[Exercise]
Transcribe every entry word for word, leaving out all images.

[Working data]
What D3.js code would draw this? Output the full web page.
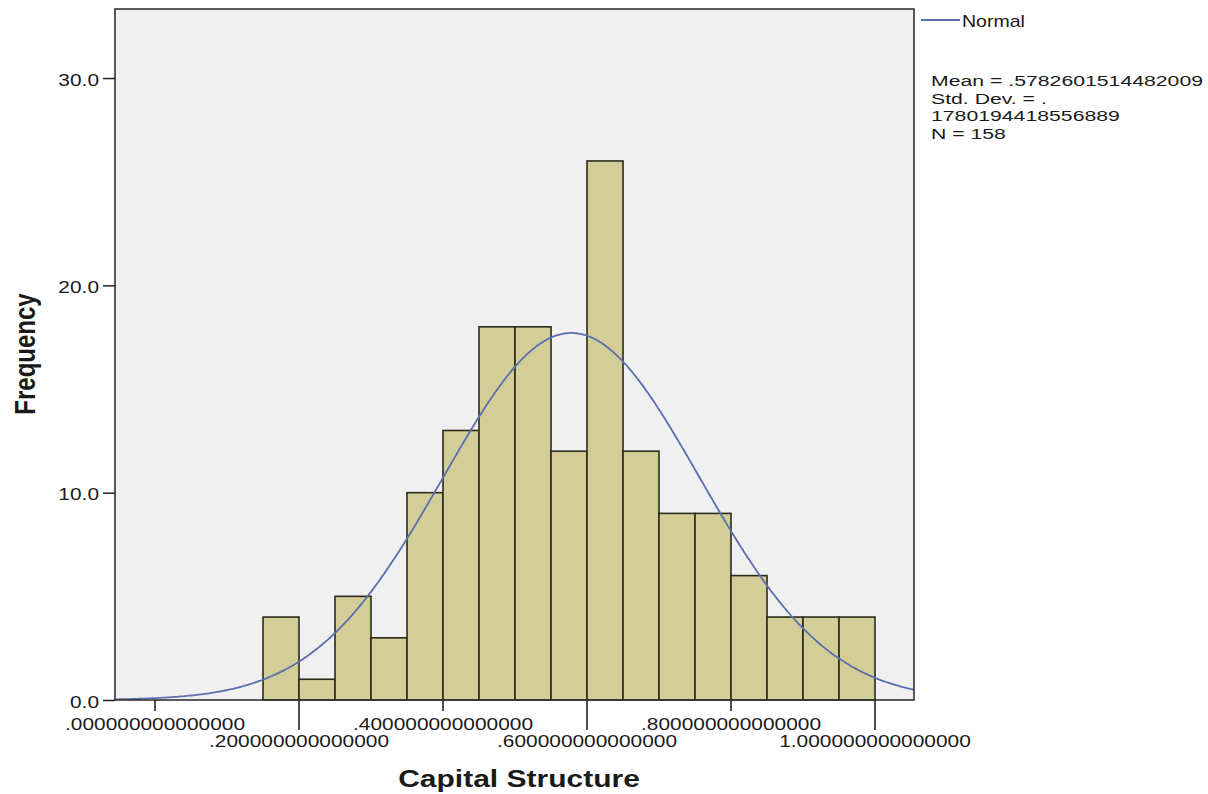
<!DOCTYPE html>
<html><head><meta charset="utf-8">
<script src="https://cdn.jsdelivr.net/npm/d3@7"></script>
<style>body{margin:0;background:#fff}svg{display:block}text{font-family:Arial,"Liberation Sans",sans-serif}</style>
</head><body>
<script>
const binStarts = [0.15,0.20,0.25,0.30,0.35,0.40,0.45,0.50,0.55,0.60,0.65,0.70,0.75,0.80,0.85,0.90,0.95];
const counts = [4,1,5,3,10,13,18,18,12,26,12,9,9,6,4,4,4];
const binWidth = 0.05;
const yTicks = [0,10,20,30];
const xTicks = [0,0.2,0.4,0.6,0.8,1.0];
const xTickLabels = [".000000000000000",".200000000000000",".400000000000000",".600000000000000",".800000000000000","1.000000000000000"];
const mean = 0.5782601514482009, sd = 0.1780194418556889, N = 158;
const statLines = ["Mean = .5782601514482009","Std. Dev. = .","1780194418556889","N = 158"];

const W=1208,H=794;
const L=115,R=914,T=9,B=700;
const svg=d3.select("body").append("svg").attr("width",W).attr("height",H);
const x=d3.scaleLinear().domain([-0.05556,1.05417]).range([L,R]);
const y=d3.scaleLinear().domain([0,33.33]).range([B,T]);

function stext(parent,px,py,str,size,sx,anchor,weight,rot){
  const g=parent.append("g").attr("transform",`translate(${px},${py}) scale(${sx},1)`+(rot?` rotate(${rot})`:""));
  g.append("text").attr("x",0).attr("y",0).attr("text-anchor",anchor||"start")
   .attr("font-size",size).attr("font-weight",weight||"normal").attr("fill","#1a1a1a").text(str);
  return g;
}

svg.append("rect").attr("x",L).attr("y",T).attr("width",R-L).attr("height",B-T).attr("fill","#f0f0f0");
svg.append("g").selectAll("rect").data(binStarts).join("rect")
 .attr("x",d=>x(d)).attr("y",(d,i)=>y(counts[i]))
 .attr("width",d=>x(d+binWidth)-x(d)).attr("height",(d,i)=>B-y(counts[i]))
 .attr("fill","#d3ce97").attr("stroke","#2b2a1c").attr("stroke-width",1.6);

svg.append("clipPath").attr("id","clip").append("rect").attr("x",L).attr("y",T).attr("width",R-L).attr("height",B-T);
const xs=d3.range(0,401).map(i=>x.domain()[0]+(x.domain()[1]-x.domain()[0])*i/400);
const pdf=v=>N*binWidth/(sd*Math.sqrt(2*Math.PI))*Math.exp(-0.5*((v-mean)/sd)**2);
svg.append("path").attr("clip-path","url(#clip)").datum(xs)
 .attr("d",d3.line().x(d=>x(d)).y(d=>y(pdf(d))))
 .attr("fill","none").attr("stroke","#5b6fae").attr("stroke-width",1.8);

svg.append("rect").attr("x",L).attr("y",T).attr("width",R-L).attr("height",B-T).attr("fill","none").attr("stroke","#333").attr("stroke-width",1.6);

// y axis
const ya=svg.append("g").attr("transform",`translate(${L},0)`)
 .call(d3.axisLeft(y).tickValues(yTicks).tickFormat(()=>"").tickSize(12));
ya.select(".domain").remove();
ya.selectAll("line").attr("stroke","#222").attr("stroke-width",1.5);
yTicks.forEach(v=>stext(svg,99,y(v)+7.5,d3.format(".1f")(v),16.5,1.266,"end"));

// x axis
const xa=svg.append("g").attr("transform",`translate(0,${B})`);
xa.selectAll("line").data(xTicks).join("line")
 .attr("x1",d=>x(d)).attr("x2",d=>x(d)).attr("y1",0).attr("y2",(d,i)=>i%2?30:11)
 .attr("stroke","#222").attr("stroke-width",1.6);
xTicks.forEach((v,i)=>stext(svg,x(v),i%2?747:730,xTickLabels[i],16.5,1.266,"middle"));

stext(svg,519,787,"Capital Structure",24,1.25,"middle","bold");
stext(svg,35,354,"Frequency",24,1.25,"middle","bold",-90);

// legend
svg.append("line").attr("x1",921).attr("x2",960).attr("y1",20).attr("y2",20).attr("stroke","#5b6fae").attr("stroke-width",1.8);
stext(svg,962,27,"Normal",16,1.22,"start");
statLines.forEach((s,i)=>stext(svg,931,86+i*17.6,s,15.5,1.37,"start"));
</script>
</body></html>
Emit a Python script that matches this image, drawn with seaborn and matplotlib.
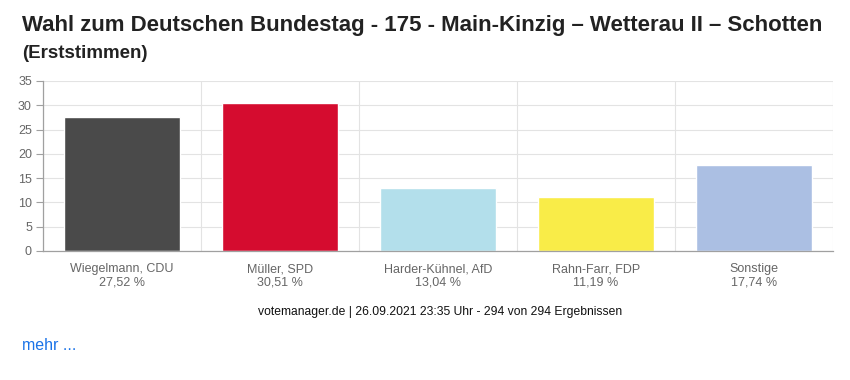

[Final answer]
What D3.js code would draw this? Output the full web page.
<!DOCTYPE html>
<html><head><meta charset="utf-8">
<script src="https://cdn.jsdelivr.net/npm/d3@7"></script>
<style>body{margin:0;background:#fff}svg{display:block}text{font-family:Arial,"Liberation Sans",sans-serif}</style>
</head><body>
<script>
const binStarts = [0.15,0.20,0.25,0.30,0.35,0.40,0.45,0.50,0.55,0.60,0.65,0.70,0.75,0.80,0.85,0.90,0.95];
const counts = [4,1,5,3,10,13,18,18,12,26,12,9,9,6,4,4,4];
const binWidth = 0.05;
const yTicks = [0,10,20,30];
const xTicks = [0,0.2,0.4,0.6,0.8,1.0];
const xTickLabels = [".000000000000000",".200000000000000",".400000000000000",".600000000000000",".800000000000000","1.000000000000000"];
const mean = 0.5782601514482009, sd = 0.1780194418556889, N = 158;
const statLines = ["Mean = .5782601514482009","Std. Dev. = .","1780194418556889","N = 158"];

const W=1208,H=794;
const L=115,R=914,T=9,B=700;
const svg=d3.select("body").append("svg").attr("width",W).attr("height",H);
const x=d3.scaleLinear().domain([-0.05556,1.05417]).range([L,R]);
const y=d3.scaleLinear().domain([0,33.33]).range([B,T]);

function stext(parent,px,py,str,size,sx,anchor,weight,rot){
  const g=parent.append("g").attr("transform",`translate(${px},${py}) scale(${sx},1)`+(rot?` rotate(${rot})`:""));
  g.append("text").attr("x",0).attr("y",0).attr("text-anchor",anchor||"start")
   .attr("font-size",size).attr("font-weight",weight||"normal").attr("fill","#1a1a1a").text(str);
  return g;
}

svg.append("rect").attr("x",L).attr("y",T).attr("width",R-L).attr("height",B-T).attr("fill","#f0f0f0");
svg.append("g").selectAll("rect").data(binStarts).join("rect")
 .attr("x",d=>x(d)).attr("y",(d,i)=>y(counts[i]))
 .attr("width",d=>x(d+binWidth)-x(d)).attr("height",(d,i)=>B-y(counts[i]))
 .attr("fill","#d3ce97").attr("stroke","#2b2a1c").attr("stroke-width",1.6);

svg.append("clipPath").attr("id","clip").append("rect").attr("x",L).attr("y",T).attr("width",R-L).attr("height",B-T);
const xs=d3.range(0,401).map(i=>x.domain()[0]+(x.domain()[1]-x.domain()[0])*i/400);
const pdf=v=>N*binWidth/(sd*Math.sqrt(2*Math.PI))*Math.exp(-0.5*((v-mean)/sd)**2);
svg.append("path").attr("clip-path","url(#clip)").datum(xs)
 .attr("d",d3.line().x(d=>x(d)).y(d=>y(pdf(d))))
 .attr("fill","none").attr("stroke","#5b6fae").attr("stroke-width",1.8);

svg.append("rect").attr("x",L).attr("y",T).attr("width",R-L).attr("height",B-T).attr("fill","none").attr("stroke","#333").attr("stroke-width",1.6);

// y axis
const ya=svg.append("g").attr("transform",`translate(${L},0)`)
 .call(d3.axisLeft(y).tickValues(yTicks).tickFormat(()=>"").tickSize(12));
ya.select(".domain").remove();
ya.selectAll("line").attr("stroke","#222").attr("stroke-width",1.5);
yTicks.forEach(v=>stext(svg,99,y(v)+7.5,d3.format(".1f")(v),16.5,1.266,"end"));

// x axis
const xa=svg.append("g").attr("transform",`translate(0,${B})`);
xa.selectAll("line").data(xTicks).join("line")
 .attr("x1",d=>x(d)).attr("x2",d=>x(d)).attr("y1",0).attr("y2",(d,i)=>i%2?30:11)
 .attr("stroke","#222").attr("stroke-width",1.6);
xTicks.forEach((v,i)=>stext(svg,x(v),i%2?747:730,xTickLabels[i],16.5,1.266,"middle"));

stext(svg,519,787,"Capital Structure",24,1.25,"middle","bold");
stext(svg,35,354,"Frequency",24,1.25,"middle","bold",-90);

// legend
svg.append("line").attr("x1",921).attr("x2",960).attr("y1",20).attr("y2",20).attr("stroke","#5b6fae").attr("stroke-width",1.8);
stext(svg,962,27,"Normal",16,1.22,"start");
statLines.forEach((s,i)=>stext(svg,931,86+i*17.6,s,15.5,1.37,"start"));
</script>
</body></html>
Emit a Python script that matches this image, drawn with seaborn and matplotlib.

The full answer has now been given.